My "Mediasonic USB 3.0 & eSATA 3.5-Inch 4-Bay" Raid enclosure came. Seemed like a very solid and well put together device. Newegg had mostly good reviews on it. A few days later my 4 1TB Western Digital hard drives cames from geeks.com. They were $65 each. A helluva deal. Unfortunately they had an outer "caddy" and DID NOT physically fit into the raid enclosure.

I am not exactly destitute, but my outlay was $450 for a 4TB raid setup that I could use for various mucking around. Not exactly chump change. I tried to get some support, but that was a big strikeout. I really did not want to try and remove the caddy. I really had no other options for buying other drives, and did not want to take a chance on desktop hard drives as there were some folks on newegg talking about problems they encountered that made me wary.

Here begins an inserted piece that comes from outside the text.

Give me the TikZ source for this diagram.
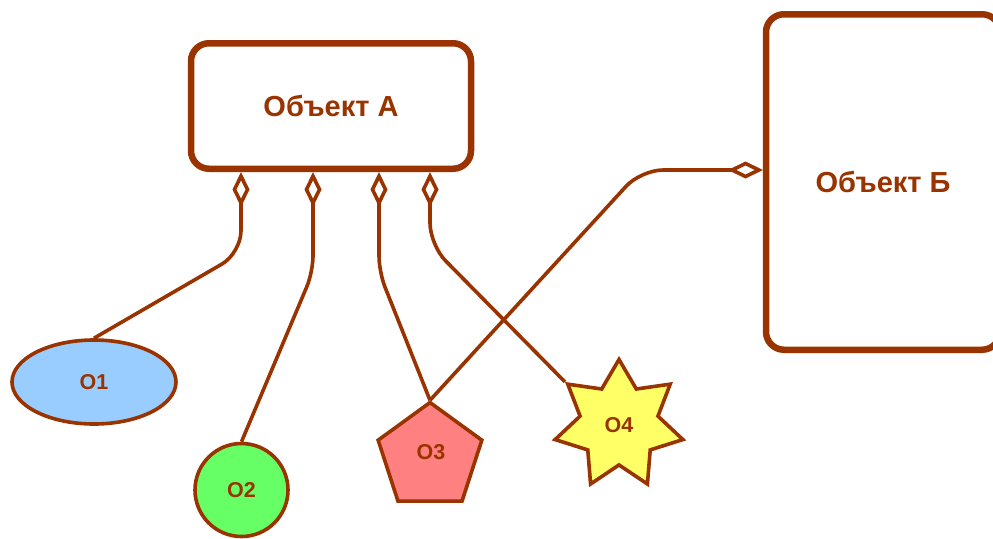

The Mediasonic unit had its own raid controller built into the enclosure. Given the fact that the whole device cost only $200 I suspect the raid controller was not doing the raid in hardware as those controllers (the low end ones) tend to cost more than $200 alone. Still, I was just not trusting going with desktop drives given some of the reviews I read on Newegg.

I returned the drives (pained me to do so). Geek.com was really good about taking them back. Will do business with them again. They have some great deals, especially if you do not mind technology that is a little older.

While I like the Mediasonic enclosure I could not find any information (their forum, the general internet, etc...) that definitively stated they were doing software raid. The whole point of this exercise was to be able to play around with various raid configurations. I could live with a software raid setup, but the lack of information on the subject has been dissapointing.

I will continue to research the subject (though not as diligently) and maybe there will one day be a part three to this.